> [Directive] The answer is one number: how many lines hold the string "this".
— BEGIN Data excerpt —
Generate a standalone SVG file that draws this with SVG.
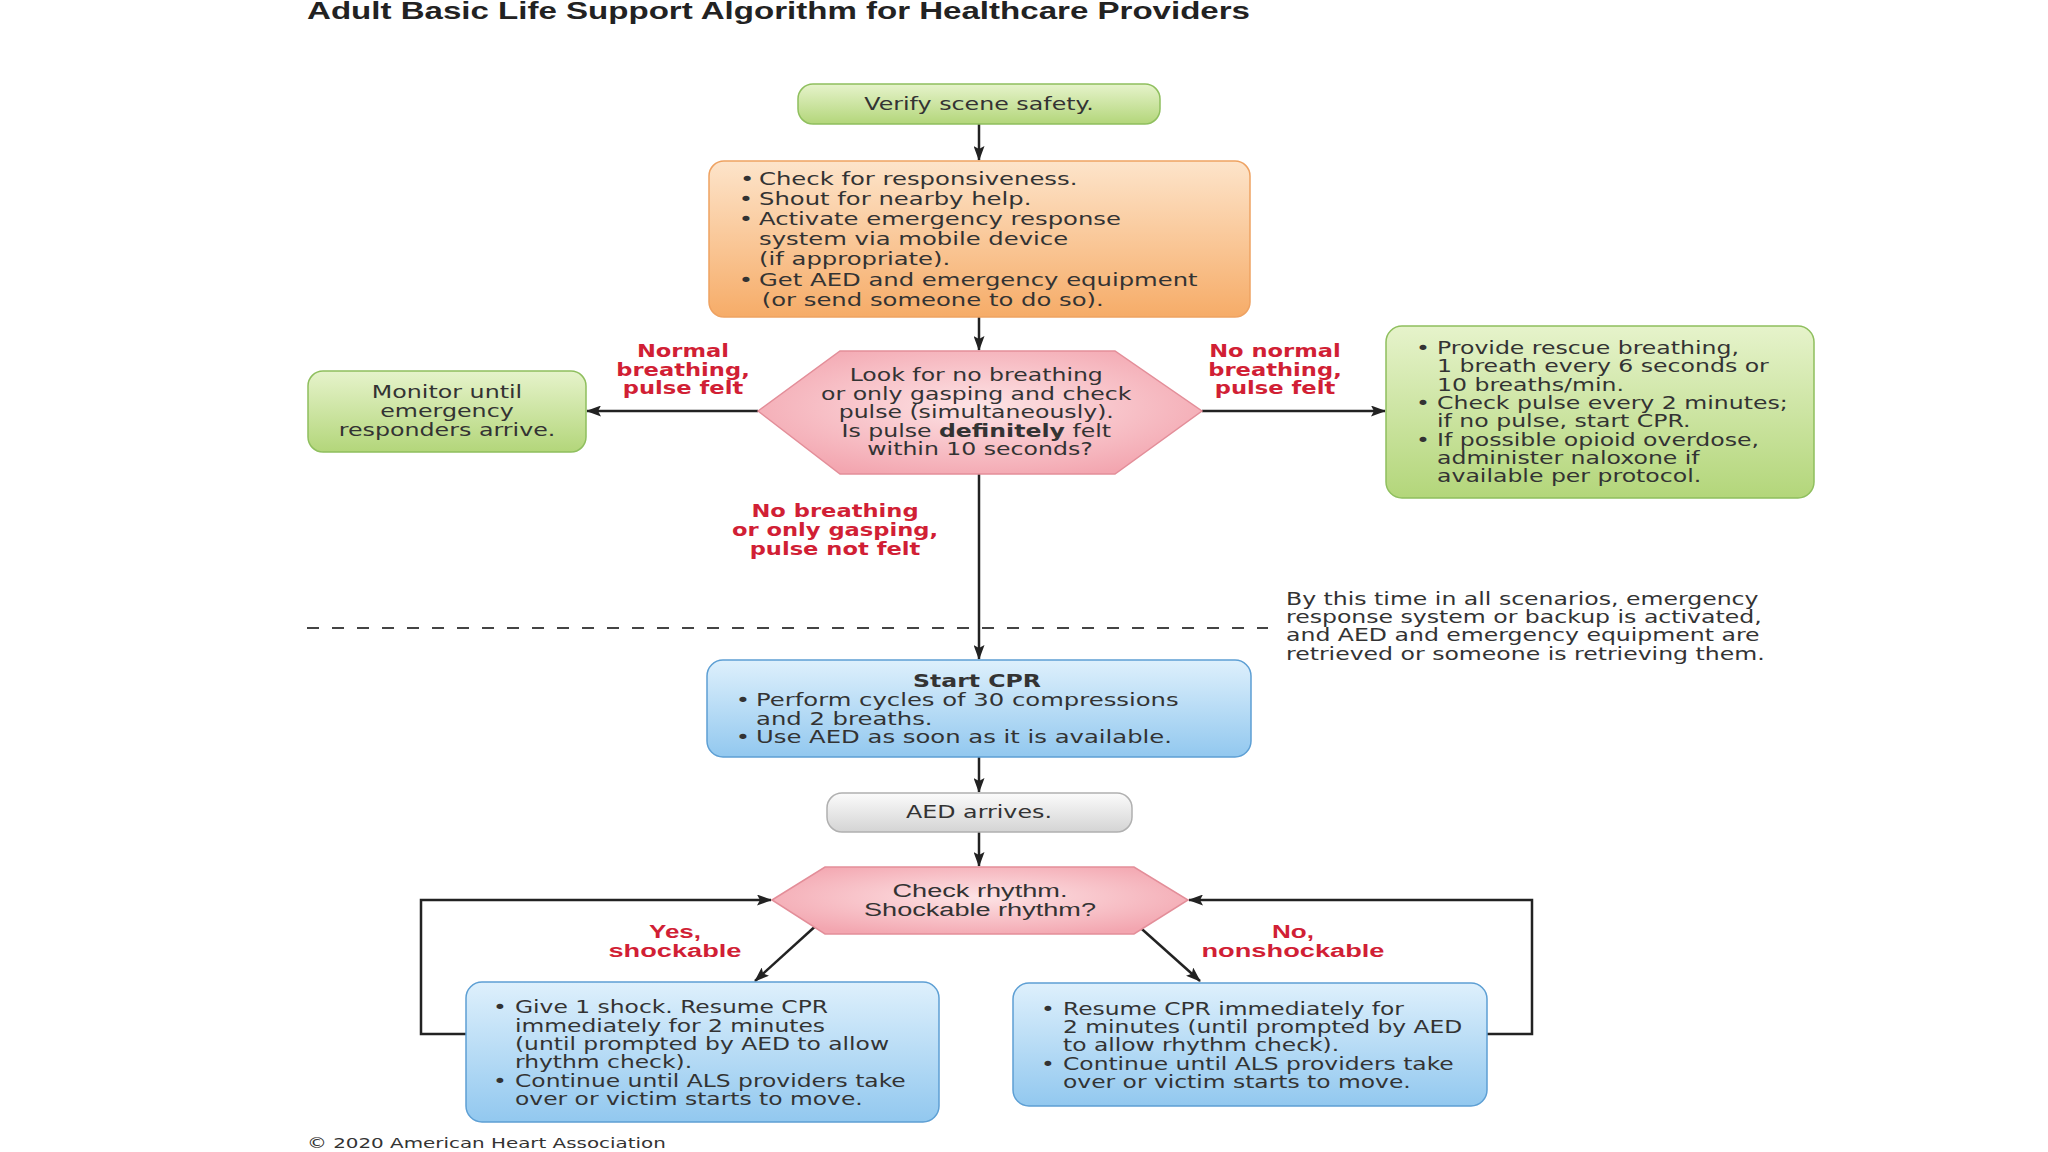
<svg xmlns="http://www.w3.org/2000/svg" width="2048" height="1152" viewBox="0 0 2048 1152">
<defs>
  <linearGradient id="gGreen" x1="0" y1="0" x2="0" y2="1">
    <stop offset="0" stop-color="#e6f3cb"/>
    <stop offset="1" stop-color="#b3d67a"/>
  </linearGradient>
  <linearGradient id="gOrange" x1="0" y1="0" x2="0" y2="1">
    <stop offset="0" stop-color="#fde4ca"/>
    <stop offset="1" stop-color="#f6ac68"/>
  </linearGradient>
  <radialGradient id="gPink" cx="0.5" cy="0.45" r="0.6">
    <stop offset="0" stop-color="#fde3e5"/>
    <stop offset="1" stop-color="#f3a6b0"/>
  </radialGradient>
  <linearGradient id="gBlue" x1="0" y1="0" x2="0" y2="1">
    <stop offset="0" stop-color="#def0fc"/>
    <stop offset="1" stop-color="#92c8ef"/>
  </linearGradient>
  <linearGradient id="gGray" x1="0" y1="0" x2="0" y2="1">
    <stop offset="0" stop-color="#fbfbfb"/>
    <stop offset="1" stop-color="#d4d4d4"/>
  </linearGradient>
  <marker id="ah" viewBox="0 0 15 11" refX="14" refY="5.5" markerWidth="15" markerHeight="11" orient="auto" markerUnits="userSpaceOnUse">
    <path d="M0,0 L15,5.5 L0,11 L3,5.5 Z" fill="#222"/>
  </marker>
  <style>
    .t{font-family:"DejaVu Sans","Liberation Sans",sans-serif;font-size:18px;fill:#333}
    .c{text-anchor:middle}
    .red{font-family:"DejaVu Sans","Liberation Sans",sans-serif;font-size:17px;font-weight:bold;fill:#d11f35;text-anchor:middle}
    .redn{font-family:"Liberation Sans",Arial,sans-serif;font-size:18px;font-weight:bold;fill:#d11f35;text-anchor:middle}
    .conn{stroke:#222;stroke-width:2.5;fill:none}
    .green{fill:url(#gGreen);stroke:#8fbf5e;stroke-width:1.5}
    .blue{fill:url(#gBlue);stroke:#5d9fd4;stroke-width:1.5}
  </style>
</defs>
<rect width="2048" height="1152" fill="#ffffff"/>

<text id="title" x="307" y="19" font-family="Liberation Sans, Arial, sans-serif" font-weight="bold" font-size="23" fill="#222" textLength="943" lengthAdjust="spacingAndGlyphs">Adult Basic Life Support Algorithm for Healthcare Providers</text>

<g id="connectors">
  <line class="conn" x1="979" y1="124" x2="979" y2="160" marker-end="url(#ah)"/>
  <line class="conn" x1="979" y1="317" x2="979" y2="350" marker-end="url(#ah)"/>
  <line class="conn" x1="758" y1="411" x2="587" y2="411" marker-end="url(#ah)"/>
  <line class="conn" x1="1202" y1="411" x2="1385" y2="411" marker-end="url(#ah)"/>
  <line class="conn" x1="979" y1="474" x2="979" y2="659" marker-end="url(#ah)"/>
  <line class="conn" x1="979" y1="757" x2="979" y2="792" marker-end="url(#ah)"/>
  <line class="conn" x1="979" y1="832" x2="979" y2="866" marker-end="url(#ah)"/>
  <line class="conn" x1="820" y1="922" x2="755" y2="981" marker-end="url(#ah)"/>
  <line class="conn" x1="1134" y1="922" x2="1200" y2="981" marker-end="url(#ah)"/>
  <polyline class="conn" points="466,1034 421,1034 421,900 771,900" marker-end="url(#ah)"/>
  <polyline class="conn" points="1487,1034 1532,1034 1532,900 1189,900" marker-end="url(#ah)"/>

  <g id="labels">
    <g transform="translate(683 0) scale(1.33 1)">
      <text class="red"><tspan x="0" y="357">Normal</tspan><tspan x="0" y="376">breathing,</tspan><tspan x="0" y="394">pulse felt</tspan></text>
    </g>
    <g transform="translate(1275 0) scale(1.33 1)">
      <text class="red"><tspan x="0" y="357">No normal</tspan><tspan x="0" y="376">breathing,</tspan><tspan x="0" y="394">pulse felt</tspan></text>
    </g>
    <g transform="translate(835 0) scale(1.33 1)">
      <text class="red"><tspan x="0" y="517">No breathing</tspan><tspan x="0" y="536">or only gasping,</tspan><tspan x="0" y="555">pulse not felt</tspan></text>
    </g>
    <text class="redn" x="675" y="938" textLength="52" lengthAdjust="spacingAndGlyphs">Yes,</text>
    <text class="redn" x="675" y="957" textLength="133" lengthAdjust="spacingAndGlyphs">shockable</text>
    <text class="redn" x="1293" y="938" textLength="42" lengthAdjust="spacingAndGlyphs">No,</text>
    <text class="redn" x="1293" y="957" textLength="183" lengthAdjust="spacingAndGlyphs">nonshockable</text>
  </g>
</g>

<g id="note">
  <line x1="307" y1="628" x2="1268" y2="628" stroke="#444" stroke-width="2.2" stroke-dasharray="12 13"/>
  <g transform="translate(1286 0) scale(1.31 1)">
    <text class="t"><tspan x="0" y="605">By this time in all scenarios, emergency</tspan><tspan x="0" y="623">response system or backup is activated,</tspan><tspan x="0" y="641">and AED and emergency equipment are</tspan><tspan x="0" y="660">retrieved or someone is retrieving them.</tspan></text>
  </g>
</g>

<g id="n-verify">
  <rect class="green" x="798" y="84" width="362" height="40" rx="15"/>
  <g transform="translate(979 0) scale(1.32 1)"><text class="t c" x="0" y="110">Verify scene safety.</text></g>
</g>

<g id="n-check">
  <rect x="709" y="161" width="541" height="156" rx="15" fill="url(#gOrange)" stroke="#eea262" stroke-width="1.5"/>
  <g transform="translate(759 0) scale(1.35 1)">
    <text class="t">
      <tspan x="-14" y="185">•</tspan><tspan x="0" y="185">Check for responsiveness.</tspan>
      <tspan x="-15" y="205">•</tspan><tspan x="0" y="205">Shout for nearby help.</tspan>
      <tspan x="-15" y="225">•</tspan><tspan x="0" y="225">Activate emergency response</tspan>
      <tspan x="0" y="245">system via mobile device</tspan>
      <tspan x="0" y="265">(if appropriate).</tspan>
      <tspan x="-15" y="286">•</tspan><tspan x="0" y="286">Get AED and emergency equipment</tspan>
      <tspan x="2" y="306">(or send someone to do so).</tspan>
    </text>
  </g>
</g>

<g id="n-decide1">
  <polygon points="758,411 840,351 1115,351 1202,411 1115,474 840,474" fill="url(#gPink)" stroke="#e38e99" stroke-width="1.5"/>
  <g transform="translate(980 0) scale(1.31 1)">
    <text class="t c">
      <tspan x="0" y="381">Look for no breathing</tspan>
      <tspan x="0" y="400">or only gasping and check</tspan>
      <tspan x="0" y="418">pulse (simultaneously).</tspan>
      <tspan x="0" y="437">Is pulse <tspan font-weight="bold">definitely</tspan> felt</tspan>
      <tspan x="0" y="455">within 10 seconds?</tspan>
    </text>
  </g>
</g>

<g id="n-monitor">
  <rect class="green" x="308" y="371" width="278" height="81" rx="15"/>
  <g transform="translate(447 0) scale(1.32 1)">
    <text class="t c"><tspan x="0" y="398">Monitor until</tspan><tspan x="0" y="417">emergency</tspan><tspan x="0" y="436">responders arrive.</tspan></text>
  </g>
</g>

<g id="n-rescue">
  <rect class="green" x="1386" y="326" width="428" height="172" rx="16"/>
  <g transform="translate(1437 0) scale(1.31 1)">
    <text class="t">
      <tspan x="-16" y="354">•</tspan><tspan x="0" y="354">Provide rescue breathing,</tspan>
      <tspan x="0" y="372">1 breath every 6 seconds or</tspan>
      <tspan x="0" y="391">10 breaths/min.</tspan>
      <tspan x="-16" y="409">•</tspan><tspan x="0" y="409">Check pulse every 2 minutes;</tspan>
      <tspan x="0" y="427">if no pulse, start CPR.</tspan>
      <tspan x="-16" y="446">•</tspan><tspan x="0" y="446">If possible opioid overdose,</tspan>
      <tspan x="0" y="464">administer naloxone if</tspan>
      <tspan x="0" y="482">available per protocol.</tspan>
    </text>
  </g>
</g>

<g id="n-cpr">
  <rect class="blue" x="707" y="660" width="544" height="97" rx="16"/>
  <g transform="translate(977 0) scale(1.31 1)"><text class="t c" x="0" y="687" font-weight="bold">Start CPR</text></g>
  <g transform="translate(756 0) scale(1.35 1)">
    <text class="t">
      <tspan x="-15" y="706">•</tspan><tspan x="0" y="706">Perform cycles of 30 compressions</tspan>
      <tspan x="0" y="725">and 2 breaths.</tspan>
      <tspan x="-15" y="743">•</tspan><tspan x="0" y="743">Use AED as soon as it is available.</tspan>
    </text>
  </g>
</g>

<g id="n-aed">
  <rect x="827" y="793" width="305" height="39" rx="15" fill="url(#gGray)" stroke="#b0b0b0" stroke-width="1.5"/>
  <g transform="translate(979 0) scale(1.32 1)"><text class="t c" x="0" y="818">AED arrives.</text></g>
</g>

<g id="n-rhythm">
  <polygon points="772,900 825,867 1134,867 1188,900 1134,934 825,934" fill="url(#gPink)" stroke="#e38e99" stroke-width="1.5"/>
  <text x="980" y="897" font-family="Liberation Sans, Arial, sans-serif" font-size="18" fill="#333" text-anchor="middle" textLength="175" lengthAdjust="spacingAndGlyphs">Check rhythm.</text>
  <text x="980" y="916" font-family="Liberation Sans, Arial, sans-serif" font-size="18" fill="#333" text-anchor="middle" textLength="232" lengthAdjust="spacingAndGlyphs">Shockable rhythm?</text>
</g>

<g id="n-shock">
  <rect class="blue" x="466" y="982" width="473" height="140" rx="16"/>
  <g transform="translate(515 0) scale(1.3 1)">
    <text class="t">
      <tspan x="-17" y="1013">•</tspan><tspan x="0" y="1013">Give 1 shock. Resume CPR</tspan>
      <tspan x="0" y="1032">immediately for 2 minutes</tspan>
      <tspan x="0" y="1050">(until prompted by AED to allow</tspan>
      <tspan x="0" y="1068">rhythm check).</tspan>
      <tspan x="-17" y="1087">•</tspan><tspan x="0" y="1087">Continue until ALS providers take</tspan>
      <tspan x="0" y="1105">over or victim starts to move.</tspan>
    </text>
  </g>
</g>

<g id="n-noshock">
  <rect class="blue" x="1013" y="983" width="474" height="123" rx="16"/>
  <g transform="translate(1063 0) scale(1.3 1)">
    <text class="t">
      <tspan x="-17" y="1015">•</tspan><tspan x="0" y="1015">Resume CPR immediately for</tspan>
      <tspan x="0" y="1033">2 minutes (until prompted by AED</tspan>
      <tspan x="0" y="1051">to allow rhythm check).</tspan>
      <tspan x="-17" y="1070">•</tspan><tspan x="0" y="1070">Continue until ALS providers take</tspan>
      <tspan x="0" y="1088">over or victim starts to move.</tspan>
    </text>
  </g>
</g>

<g transform="translate(307 0) scale(1.42 1)">
  <text id="copyright" class="t" x="0" y="1148" style="font-size:14px">© 2020 American Heart Association</text>
</g>
</svg>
— END Data excerpt —
> [Finished answer] 2